Problem to work on: Retype the whole listing verbatim and keep the pictures out of it.

Data provided:
_____

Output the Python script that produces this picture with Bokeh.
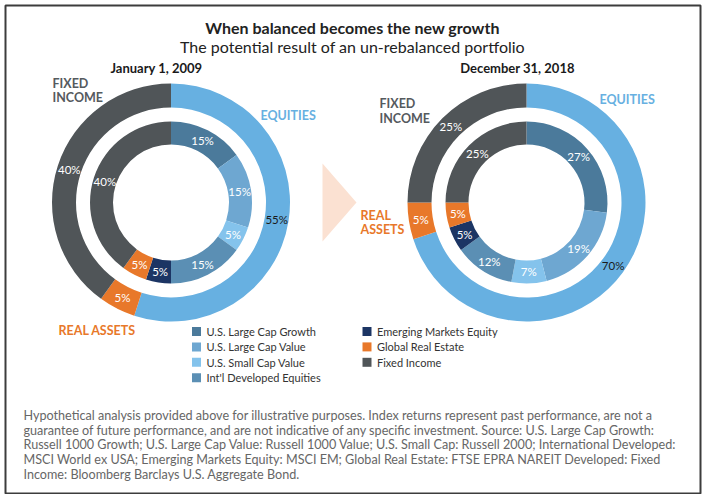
import math
from bokeh.plotting import figure
from bokeh.models import Range1d, ColumnDataSource
from bokeh.core.properties import value
from bokeh.embed import file_html
from bokeh.resources import INLINE

# ---------------- data ----------------
inner_categories = ["U.S. Large Cap Growth", "U.S. Large Cap Value", "U.S. Small Cap Value",
                    "Int'l Developed Equities", "Emerging Markets Equity", "Global Real Estate",
                    "Fixed Income"]
inner_colors = ["#4b7a9b", "#6ea7d1", "#84c3ec", "#5b8fb4", "#1c3564", "#e8782a", "#505558"]
inner_2009 = [15, 15, 5, 15, 5, 5, 40]
inner_2018 = [27, 19, 7, 12, 5, 5, 25]

outer_categories = ["EQUITIES", "REAL ASSETS", "FIXED INCOME"]
outer_colors = ["#67b0e1", "#e8782a", "#505558"]
outer_2009 = [55, 5, 40]
outer_2018 = [70, 5, 25]

dates = ["January 1, 2009", "December 31, 2018"]
title = "When balanced becomes the new growth"
subtitle = "The potential result of an un-rebalanced portfolio"
footnote = [
    "Hypothetical analysis provided above for illustrative purposes. Index returns represent past performance, are not a",
    "guarantee of future performance, and are not indicative of any specific investment. Source: U.S. Large Cap Growth:",
    "Russell 1000 Growth; U.S. Large Cap Value: Russell 1000 Value; U.S. Small Cap: Russell 2000; International Developed:",
    "MSCI World ex USA; Emerging Markets Equity: MSCI EM; Global Real Estate: FTSE EPRA NAREIT Developed: Fixed",
    "Income: Bloomberg Barclays U.S. Aggregate Bond.",
]

# ---------------- layout ----------------
W, H = 702, 494
FONT = "Lato"


def X(sx):
    return sx


def Y(sy):
    return H - sy


p = figure(width=W, height=H, x_range=Range1d(0, W), y_range=Range1d(0, H),
           output_backend="svg", toolbar_location=None, min_border=0)
p.axis.visible = False
p.grid.visible = False
p.outline_line_color = None
p.background_fill_color = "white"

# frame
p.quad(left=[X(5)], right=[X(700)], top=[Y(5)], bottom=[Y(493)], fill_color=None,
       line_color="#3c3c3c", line_width=2)

R_OUT = (95, 119)
R_IN = (58, 81)
centers = [(X(170.5), Y(202)), (X(526), Y(202))]


def ring(cx, cy, vals, colors, r0, r1, label_colors):
    total = float(sum(vals))
    cum = 0.0
    starts, ends, mids = [], [], []
    for v in vals:
        f0 = cum / total
        cum += v
        f1 = cum / total
        starts.append(math.pi / 2 - 2 * math.pi * f0)
        ends.append(math.pi / 2 - 2 * math.pi * f1)
        mids.append((f0 + f1) / 2)
    src = ColumnDataSource(dict(x=[cx] * len(vals), y=[cy] * len(vals), s=starts, e=ends, c=colors))
    p.annular_wedge(x="x", y="y", inner_radius=r0, outer_radius=r1, start_angle="s", end_angle="e",
                    direction="clock", fill_color="c", line_color=None, source=src,
                    inner_radius_units="screen", outer_radius_units="screen")
    rm = (r0 + r1) / 2
    lx = [cx + rm * math.sin(2 * math.pi * m) for m in mids]
    ly = [cy + rm * math.cos(2 * math.pi * m) for m in mids]
    lt = ["%d%%" % v for v in vals]
    p.text(x=lx, y=ly, text=lt, text_color=label_colors, text_align="center",
           text_baseline="middle", text_font=value(FONT), text_font_size="11.5px")


for (cx, cy), inner, outer in zip(centers, [inner_2009, inner_2018], [outer_2009, outer_2018]):
    ring(cx, cy, outer, outer_colors, R_OUT[0], R_OUT[1], ["#1a1a1a", "white", "white"])
    ring(cx, cy, inner, inner_colors, R_IN[0], R_IN[1], ["white"] * len(inner))

# arrow between the donuts
p.patch(x=[X(322), X(356), X(322)], y=[Y(163), Y(202), Y(241)], fill_color="#fbe1d2", line_color=None)

# titles
p.text(x=[X(352)], y=[Y(27)], text=[title], text_font=value(FONT), text_font_style="bold",
       text_font_size="16px", text_color="#222222", text_align="center", text_baseline="middle")
p.text(x=[X(352)], y=[Y(46)], text=[subtitle], text_font=value(FONT),
       text_font_size="16px", text_color="#222222", text_align="center", text_baseline="middle")
p.text(x=[X(156), X(517)], y=[Y(67), Y(67)], text=dates, text_font=value(FONT), text_font_style="bold",
       text_font_size="13px", text_color="#1a1a1a", text_align="center", text_baseline="middle")


# ring group labels
def group_label(sx, sys_, lines, color):
    p.text(x=[X(sx)] * len(lines), y=[Y(s) for s in sys_], text=lines, text_font=value(FONT),
           text_font_style="bold", text_font_size="12.5px", text_color=color,
           text_align="left", text_baseline="middle")


group_label(52, [83, 97], ["FIXED", "INCOME"], "#555a5e")
group_label(260, [115], [outer_categories[0]], outer_colors[0])
group_label(58, [330], [outer_categories[1]], outer_colors[1])
group_label(379, [103, 118], ["FIXED", "INCOME"], "#555a5e")
group_label(599, [99], [outer_categories[0]], outer_colors[0])
group_label(360, [215, 229], ["REAL", "ASSETS"], outer_colors[1])

# legend
lx, ly = [], []
for i in range(len(inner_categories)):
    col, row = (0, i) if i < 4 else (1, i - 4)
    lx.append(X(196 + col * 170.5))
    ly.append(Y(331 + row * 15.4))
p.rect(x=lx, y=ly, width=9, height=9, width_units="screen", height_units="screen",
       fill_color=inner_colors, line_color=None)
p.text(x=[x + 10 for x in lx], y=ly, text=inner_categories, text_font=value(FONT),
       text_font_size="11px", text_color="#333333", text_align="left", text_baseline="middle")

# footnote
p.text(x=[X(23)] * len(footnote), y=[Y(415 + i * 14.7) for i in range(len(footnote))], text=footnote,
       text_font=value(FONT), text_font_size="12.6px", text_color="#666666",
       text_align="left", text_baseline="middle")

open("out.html", "w").write(file_html(p, INLINE))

_____

Problem solution:
Output the Python script that produces this picture with Bokeh.
import math
from bokeh.plotting import figure
from bokeh.models import Range1d, ColumnDataSource
from bokeh.core.properties import value
from bokeh.embed import file_html
from bokeh.resources import INLINE

# ---------------- data ----------------
inner_categories = ["U.S. Large Cap Growth", "U.S. Large Cap Value", "U.S. Small Cap Value",
                    "Int'l Developed Equities", "Emerging Markets Equity", "Global Real Estate",
                    "Fixed Income"]
inner_colors = ["#4b7a9b", "#6ea7d1", "#84c3ec", "#5b8fb4", "#1c3564", "#e8782a", "#505558"]
inner_2009 = [15, 15, 5, 15, 5, 5, 40]
inner_2018 = [27, 19, 7, 12, 5, 5, 25]

outer_categories = ["EQUITIES", "REAL ASSETS", "FIXED INCOME"]
outer_colors = ["#67b0e1", "#e8782a", "#505558"]
outer_2009 = [55, 5, 40]
outer_2018 = [70, 5, 25]

dates = ["January 1, 2009", "December 31, 2018"]
title = "When balanced becomes the new growth"
subtitle = "The potential result of an un-rebalanced portfolio"
footnote = [
    "Hypothetical analysis provided above for illustrative purposes. Index returns represent past performance, are not a",
    "guarantee of future performance, and are not indicative of any specific investment. Source: U.S. Large Cap Growth:",
    "Russell 1000 Growth; U.S. Large Cap Value: Russell 1000 Value; U.S. Small Cap: Russell 2000; International Developed:",
    "MSCI World ex USA; Emerging Markets Equity: MSCI EM; Global Real Estate: FTSE EPRA NAREIT Developed: Fixed",
    "Income: Bloomberg Barclays U.S. Aggregate Bond.",
]

# ---------------- layout ----------------
W, H = 702, 494
FONT = "Lato"


def X(sx):
    return sx


def Y(sy):
    return H - sy


p = figure(width=W, height=H, x_range=Range1d(0, W), y_range=Range1d(0, H),
           output_backend="svg", toolbar_location=None, min_border=0)
p.axis.visible = False
p.grid.visible = False
p.outline_line_color = None
p.background_fill_color = "white"

# frame
p.quad(left=[X(5)], right=[X(700)], top=[Y(5)], bottom=[Y(493)], fill_color=None,
       line_color="#3c3c3c", line_width=2)

R_OUT = (95, 119)
R_IN = (58, 81)
centers = [(X(170.5), Y(202)), (X(526), Y(202))]


def ring(cx, cy, vals, colors, r0, r1, label_colors):
    total = float(sum(vals))
    cum = 0.0
    starts, ends, mids = [], [], []
    for v in vals:
        f0 = cum / total
        cum += v
        f1 = cum / total
        starts.append(math.pi / 2 - 2 * math.pi * f0)
        ends.append(math.pi / 2 - 2 * math.pi * f1)
        mids.append((f0 + f1) / 2)
    src = ColumnDataSource(dict(x=[cx] * len(vals), y=[cy] * len(vals), s=starts, e=ends, c=colors))
    p.annular_wedge(x="x", y="y", inner_radius=r0, outer_radius=r1, start_angle="s", end_angle="e",
                    direction="clock", fill_color="c", line_color=None, source=src,
                    inner_radius_units="screen", outer_radius_units="screen")
    rm = (r0 + r1) / 2
    lx = [cx + rm * math.sin(2 * math.pi * m) for m in mids]
    ly = [cy + rm * math.cos(2 * math.pi * m) for m in mids]
    lt = ["%d%%" % v for v in vals]
    p.text(x=lx, y=ly, text=lt, text_color=label_colors, text_align="center",
           text_baseline="middle", text_font=value(FONT), text_font_size="11.5px")


for (cx, cy), inner, outer in zip(centers, [inner_2009, inner_2018], [outer_2009, outer_2018]):
    ring(cx, cy, outer, outer_colors, R_OUT[0], R_OUT[1], ["#1a1a1a", "white", "white"])
    ring(cx, cy, inner, inner_colors, R_IN[0], R_IN[1], ["white"] * len(inner))

# arrow between the donuts
p.patch(x=[X(322), X(356), X(322)], y=[Y(163), Y(202), Y(241)], fill_color="#fbe1d2", line_color=None)

# titles
p.text(x=[X(352)], y=[Y(27)], text=[title], text_font=value(FONT), text_font_style="bold",
       text_font_size="16px", text_color="#222222", text_align="center", text_baseline="middle")
p.text(x=[X(352)], y=[Y(46)], text=[subtitle], text_font=value(FONT),
       text_font_size="16px", text_color="#222222", text_align="center", text_baseline="middle")
p.text(x=[X(156), X(517)], y=[Y(67), Y(67)], text=dates, text_font=value(FONT), text_font_style="bold",
       text_font_size="13px", text_color="#1a1a1a", text_align="center", text_baseline="middle")


# ring group labels
def group_label(sx, sys_, lines, color):
    p.text(x=[X(sx)] * len(lines), y=[Y(s) for s in sys_], text=lines, text_font=value(FONT),
           text_font_style="bold", text_font_size="12.5px", text_color=color,
           text_align="left", text_baseline="middle")


group_label(52, [83, 97], ["FIXED", "INCOME"], "#555a5e")
group_label(260, [115], [outer_categories[0]], outer_colors[0])
group_label(58, [330], [outer_categories[1]], outer_colors[1])
group_label(379, [103, 118], ["FIXED", "INCOME"], "#555a5e")
group_label(599, [99], [outer_categories[0]], outer_colors[0])
group_label(360, [215, 229], ["REAL", "ASSETS"], outer_colors[1])

# legend
lx, ly = [], []
for i in range(len(inner_categories)):
    col, row = (0, i) if i < 4 else (1, i - 4)
    lx.append(X(196 + col * 170.5))
    ly.append(Y(331 + row * 15.4))
p.rect(x=lx, y=ly, width=9, height=9, width_units="screen", height_units="screen",
       fill_color=inner_colors, line_color=None)
p.text(x=[x + 10 for x in lx], y=ly, text=inner_categories, text_font=value(FONT),
       text_font_size="11px", text_color="#333333", text_align="left", text_baseline="middle")

# footnote
p.text(x=[X(23)] * len(footnote), y=[Y(415 + i * 14.7) for i in range(len(footnote))], text=footnote,
       text_font=value(FONT), text_font_size="12.6px", text_color="#666666",
       text_align="left", text_baseline="middle")

open("out.html", "w").write(file_html(p, INLINE))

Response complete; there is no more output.